_WRITTEN PROBLEM:_ With the pictures left out, copy the listing below exactly.

_DATASET SECTION:_
— Begin —

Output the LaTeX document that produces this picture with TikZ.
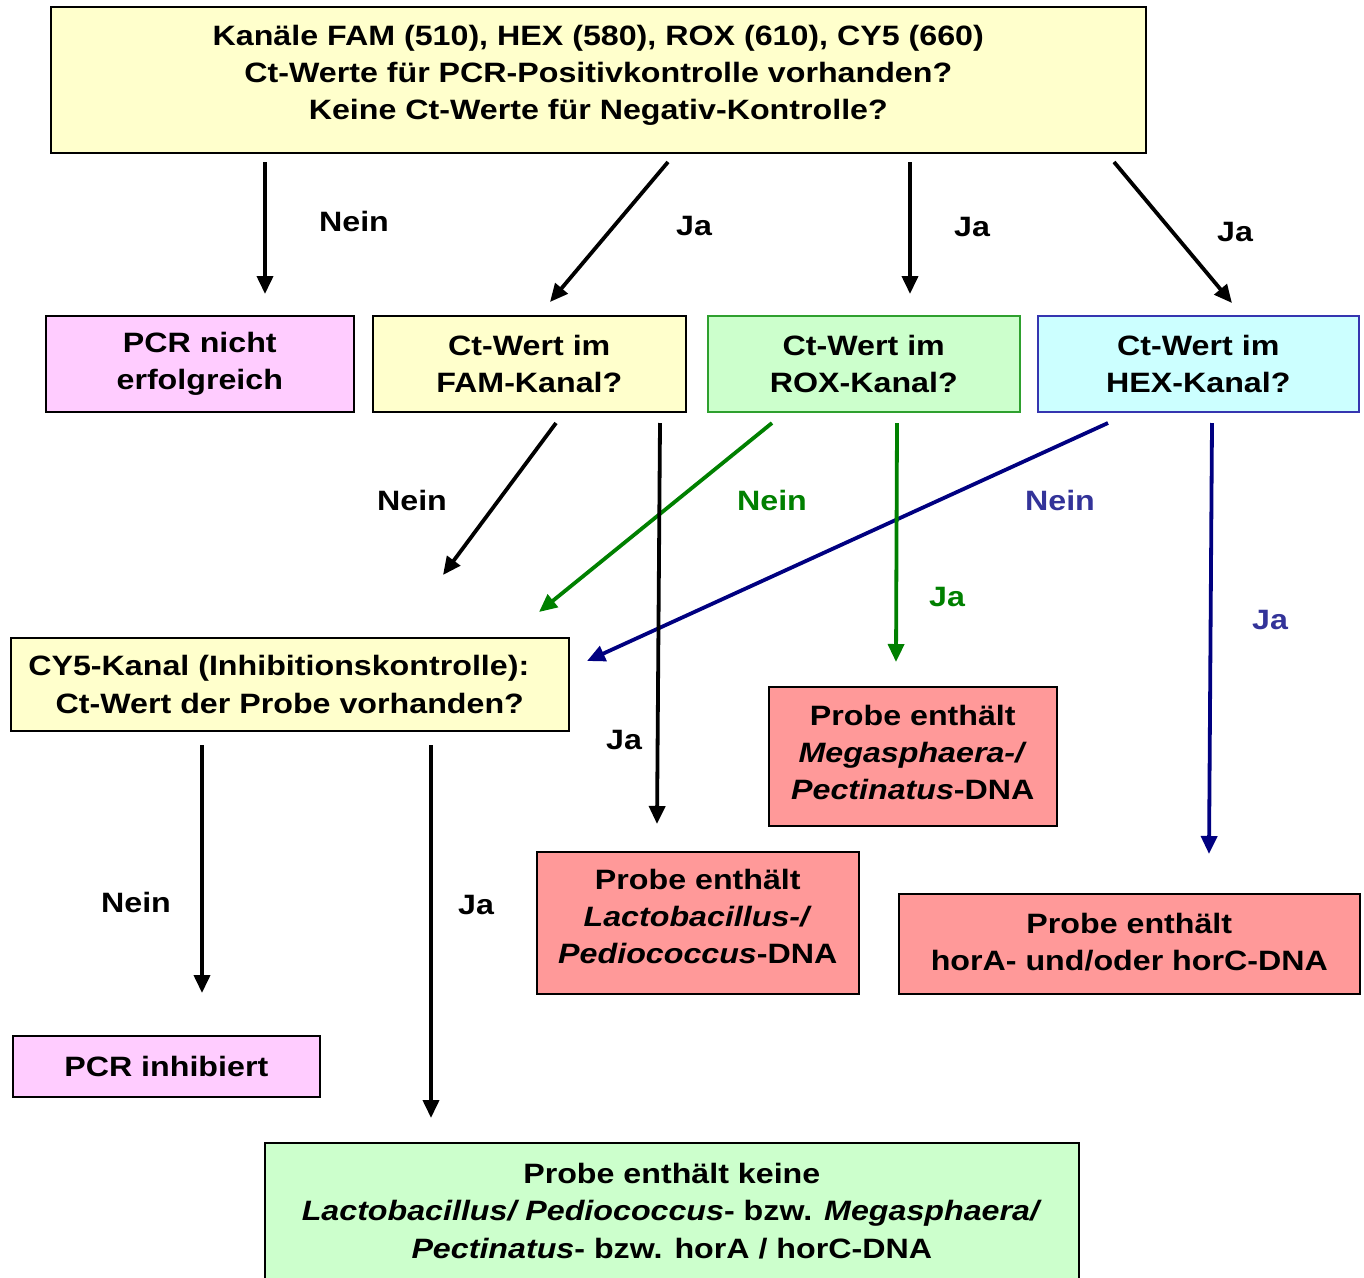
\documentclass[tikz,border=0pt]{standalone}
\usepackage{fontspec}
\setmainfont{Liberation Sans}[FakeStretch=1.15]
\usetikzlibrary{arrows.meta,calc}
\definecolor{ylw}{HTML}{FFFFCC}
\definecolor{pnk}{HTML}{FFCCFF}
\definecolor{grnfill}{HTML}{CCFFCC}
\definecolor{grnline}{HTML}{2EA02E}
\definecolor{cyanfill}{HTML}{CCFFFF}
\definecolor{blueline}{HTML}{3535B0}
\definecolor{salmon}{HTML}{FF9999}
\definecolor{arrgreen}{HTML}{008000}
\definecolor{arrblue}{HTML}{000080}
\definecolor{lblblue}{HTML}{333399}
\begin{document}
\begin{tikzpicture}[x=1pt,y=-1pt,
  box/.style={draw=black, line width=1.6pt, align=center,
    font=\bfseries\fontsize{28}{37.5}\selectfont, inner sep=0pt, anchor=north west},
  boxtext/.style={align=center, font=\bfseries\fontsize{28}{37}\selectfont, inner sep=0pt},
  arr/.style={line width=3.8pt, -{Triangle[length=18pt,width=16pt]}},
  lbl/.style={font=\bfseries\fontsize{28}{34}\selectfont, inner sep=0pt}]
\useasboundingbox (0,0) rectangle (1364,1277);

% boxes
\node[box, fill=ylw, minimum width=1095pt, minimum height=146pt] (top) at (50,6) {};
\node[boxtext] (toptext) at ($(top.center)+(0,-4)$)
  {Kanäle FAM (510), HEX (580), ROX (610), CY5 (660)\\Ct-Werte für PCR-Positivkontrolle vorhanden?\\Keine Ct-Werte für Negativ-Kontrolle?};
\node[box, fill=pnk, minimum width=308pt, minimum height=96pt] (nicht) at (45,315)
  {PCR nicht\\erfolgreich};
\node[box, fill=ylw, minimum width=313pt, minimum height=96pt] (fam) at (372,315)
  {Ct-Wert im\\FAM-Kanal?};
\node[box, fill=grnfill, draw=grnline, minimum width=312pt, minimum height=96pt] (rox) at (707,315)
  {Ct-Wert im\\ROX-Kanal?};
\node[box, fill=cyanfill, draw=blueline, minimum width=321pt, minimum height=96pt] (hex) at (1037,315)
  {Ct-Wert im\\HEX-Kanal?};
\node[box, fill=ylw, minimum width=558pt, minimum height=93pt] (cy5) at (10,637)
  {CY5-Kanal (Inhibitionskontrolle):\hspace*{22pt}\\Ct-Wert der Probe vorhanden?};
\node[box, fill=salmon, minimum width=288pt, minimum height=139pt] (mega) at (768,686) {};
\node[boxtext] (megatext) at ($(mega.center)+(0,-4)$)
  {Probe enthält\\\textit{Megasphaera-/}\\\textit{Pectinatus}-DNA};
\node[box, fill=salmon, minimum width=322pt, minimum height=142pt] (lacto) at (536,851) {};
\node[boxtext] (lactotext) at ($(lacto.center)+(0,-6)$)
  {Probe enthält\\\textit{Lactobacillus-/}\\\textit{Pediococcus}-DNA};
\node[box, fill=salmon, minimum width=461pt, minimum height=100pt] (hora) at (898,893) {};
\node[boxtext] (horatext) at ($(hora.center)+(0,-2)$)
  {Probe enthält\\horA- und/oder horC-DNA};
\node[box, fill=pnk, minimum width=307pt, minimum height=61pt] (inhib) at (12,1035)
  {PCR inhibiert};
\node[box, fill=grnfill, minimum width=814pt, minimum height=136pt] (keine) at (264,1142)
  {Probe enthält keine\\\textit{Lactobacillus/ Pediococcus}- bzw. \textit{Megasphaera/}\\\textit{Pectinatus}- bzw. horA / horC-DNA};

% connector end points
\coordinate (a1s) at (265,162); \coordinate (a1e) at (265,294);
\coordinate (a2s) at (668,162); \coordinate (a2e) at (550,302);
\coordinate (a3s) at (910,162); \coordinate (a3e) at (910,294);
\coordinate (a4s) at (1114,162); \coordinate (a4e) at (1232,303);
\coordinate (b1s) at (556,423); \coordinate (b1e) at (443,575);
\coordinate (b2s) at (660,423); \coordinate (b2e) at (657,824);
\coordinate (c1s) at (772,423); \coordinate (c1e) at (539,612);
\coordinate (c2s) at (897,423); \coordinate (c2e) at (896,662);
\coordinate (d1s) at (1108,423); \coordinate (d1e) at (587,661);
\coordinate (d2s) at (1212,423); \coordinate (d2e) at (1209,854);
\coordinate (e1s) at (202,745); \coordinate (e1e) at (202,993);
\coordinate (e2s) at (431,745); \coordinate (e2e) at (431,1118);

% connectors
\draw[arr] (a1s) -- (a1e);
\draw[arr] (a2s) -- (a2e);
\draw[arr] (a3s) -- (a3e);
\draw[arr] (a4s) -- (a4e);
\draw[arr] (b1s) -- (b1e);
\draw[arr, draw=arrgreen, fill=arrgreen] (c1s) -- (c1e);
\draw[arr, draw=arrblue, fill=arrblue] (d1s) -- (d1e);
\draw[arr] (b2s) -- (b2e);
\draw[arr, draw=arrgreen, fill=arrgreen] (c2s) -- (c2e);
\draw[arr, draw=arrblue, fill=arrblue] (d2s) -- (d2e);
\draw[arr] (e1s) -- (e1e);
\draw[arr] (e2s) -- (e2e);

% labels
\node[lbl] (l1) at (354,221) {Nein};
\node[lbl] (l2) at (694,226) {Ja};
\node[lbl] (l3) at (972,227) {Ja};
\node[lbl] (l4) at (1235,232) {Ja};
\node[lbl] (l5) at (412,500) {Nein};
\node[lbl, text=arrgreen] (l6) at (772,500) {Nein};
\node[lbl, text=lblblue] (l7) at (1060,500) {Nein};
\node[lbl, text=arrgreen] (l8) at (947,597) {Ja};
\node[lbl, text=lblblue] (l9) at (1270,620) {Ja};
\node[lbl] (l10) at (624,740) {Ja};
\node[lbl] (l11) at (136,902) {Nein};
\node[lbl] (l12) at (476,905) {Ja};
\end{tikzpicture}
\end{document}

— End —

_SOLUTION:_
Output the LaTeX document that produces this picture with TikZ.
\documentclass[tikz,border=0pt]{standalone}
\usepackage{fontspec}
\setmainfont{Liberation Sans}[FakeStretch=1.15]
\usetikzlibrary{arrows.meta,calc}
\definecolor{ylw}{HTML}{FFFFCC}
\definecolor{pnk}{HTML}{FFCCFF}
\definecolor{grnfill}{HTML}{CCFFCC}
\definecolor{grnline}{HTML}{2EA02E}
\definecolor{cyanfill}{HTML}{CCFFFF}
\definecolor{blueline}{HTML}{3535B0}
\definecolor{salmon}{HTML}{FF9999}
\definecolor{arrgreen}{HTML}{008000}
\definecolor{arrblue}{HTML}{000080}
\definecolor{lblblue}{HTML}{333399}
\begin{document}
\begin{tikzpicture}[x=1pt,y=-1pt,
  box/.style={draw=black, line width=1.6pt, align=center,
    font=\bfseries\fontsize{28}{37.5}\selectfont, inner sep=0pt, anchor=north west},
  boxtext/.style={align=center, font=\bfseries\fontsize{28}{37}\selectfont, inner sep=0pt},
  arr/.style={line width=3.8pt, -{Triangle[length=18pt,width=16pt]}},
  lbl/.style={font=\bfseries\fontsize{28}{34}\selectfont, inner sep=0pt}]
\useasboundingbox (0,0) rectangle (1364,1277);

% boxes
\node[box, fill=ylw, minimum width=1095pt, minimum height=146pt] (top) at (50,6) {};
\node[boxtext] (toptext) at ($(top.center)+(0,-4)$)
  {Kanäle FAM (510), HEX (580), ROX (610), CY5 (660)\\Ct-Werte für PCR-Positivkontrolle vorhanden?\\Keine Ct-Werte für Negativ-Kontrolle?};
\node[box, fill=pnk, minimum width=308pt, minimum height=96pt] (nicht) at (45,315)
  {PCR nicht\\erfolgreich};
\node[box, fill=ylw, minimum width=313pt, minimum height=96pt] (fam) at (372,315)
  {Ct-Wert im\\FAM-Kanal?};
\node[box, fill=grnfill, draw=grnline, minimum width=312pt, minimum height=96pt] (rox) at (707,315)
  {Ct-Wert im\\ROX-Kanal?};
\node[box, fill=cyanfill, draw=blueline, minimum width=321pt, minimum height=96pt] (hex) at (1037,315)
  {Ct-Wert im\\HEX-Kanal?};
\node[box, fill=ylw, minimum width=558pt, minimum height=93pt] (cy5) at (10,637)
  {CY5-Kanal (Inhibitionskontrolle):\hspace*{22pt}\\Ct-Wert der Probe vorhanden?};
\node[box, fill=salmon, minimum width=288pt, minimum height=139pt] (mega) at (768,686) {};
\node[boxtext] (megatext) at ($(mega.center)+(0,-4)$)
  {Probe enthält\\\textit{Megasphaera-/}\\\textit{Pectinatus}-DNA};
\node[box, fill=salmon, minimum width=322pt, minimum height=142pt] (lacto) at (536,851) {};
\node[boxtext] (lactotext) at ($(lacto.center)+(0,-6)$)
  {Probe enthält\\\textit{Lactobacillus-/}\\\textit{Pediococcus}-DNA};
\node[box, fill=salmon, minimum width=461pt, minimum height=100pt] (hora) at (898,893) {};
\node[boxtext] (horatext) at ($(hora.center)+(0,-2)$)
  {Probe enthält\\horA- und/oder horC-DNA};
\node[box, fill=pnk, minimum width=307pt, minimum height=61pt] (inhib) at (12,1035)
  {PCR inhibiert};
\node[box, fill=grnfill, minimum width=814pt, minimum height=136pt] (keine) at (264,1142)
  {Probe enthält keine\\\textit{Lactobacillus/ Pediococcus}- bzw. \textit{Megasphaera/}\\\textit{Pectinatus}- bzw. horA / horC-DNA};

% connector end points
\coordinate (a1s) at (265,162); \coordinate (a1e) at (265,294);
\coordinate (a2s) at (668,162); \coordinate (a2e) at (550,302);
\coordinate (a3s) at (910,162); \coordinate (a3e) at (910,294);
\coordinate (a4s) at (1114,162); \coordinate (a4e) at (1232,303);
\coordinate (b1s) at (556,423); \coordinate (b1e) at (443,575);
\coordinate (b2s) at (660,423); \coordinate (b2e) at (657,824);
\coordinate (c1s) at (772,423); \coordinate (c1e) at (539,612);
\coordinate (c2s) at (897,423); \coordinate (c2e) at (896,662);
\coordinate (d1s) at (1108,423); \coordinate (d1e) at (587,661);
\coordinate (d2s) at (1212,423); \coordinate (d2e) at (1209,854);
\coordinate (e1s) at (202,745); \coordinate (e1e) at (202,993);
\coordinate (e2s) at (431,745); \coordinate (e2e) at (431,1118);

% connectors
\draw[arr] (a1s) -- (a1e);
\draw[arr] (a2s) -- (a2e);
\draw[arr] (a3s) -- (a3e);
\draw[arr] (a4s) -- (a4e);
\draw[arr] (b1s) -- (b1e);
\draw[arr, draw=arrgreen, fill=arrgreen] (c1s) -- (c1e);
\draw[arr, draw=arrblue, fill=arrblue] (d1s) -- (d1e);
\draw[arr] (b2s) -- (b2e);
\draw[arr, draw=arrgreen, fill=arrgreen] (c2s) -- (c2e);
\draw[arr, draw=arrblue, fill=arrblue] (d2s) -- (d2e);
\draw[arr] (e1s) -- (e1e);
\draw[arr] (e2s) -- (e2e);

% labels
\node[lbl] (l1) at (354,221) {Nein};
\node[lbl] (l2) at (694,226) {Ja};
\node[lbl] (l3) at (972,227) {Ja};
\node[lbl] (l4) at (1235,232) {Ja};
\node[lbl] (l5) at (412,500) {Nein};
\node[lbl, text=arrgreen] (l6) at (772,500) {Nein};
\node[lbl, text=lblblue] (l7) at (1060,500) {Nein};
\node[lbl, text=arrgreen] (l8) at (947,597) {Ja};
\node[lbl, text=lblblue] (l9) at (1270,620) {Ja};
\node[lbl] (l10) at (624,740) {Ja};
\node[lbl] (l11) at (136,902) {Nein};
\node[lbl] (l12) at (476,905) {Ja};
\end{tikzpicture}
\end{document}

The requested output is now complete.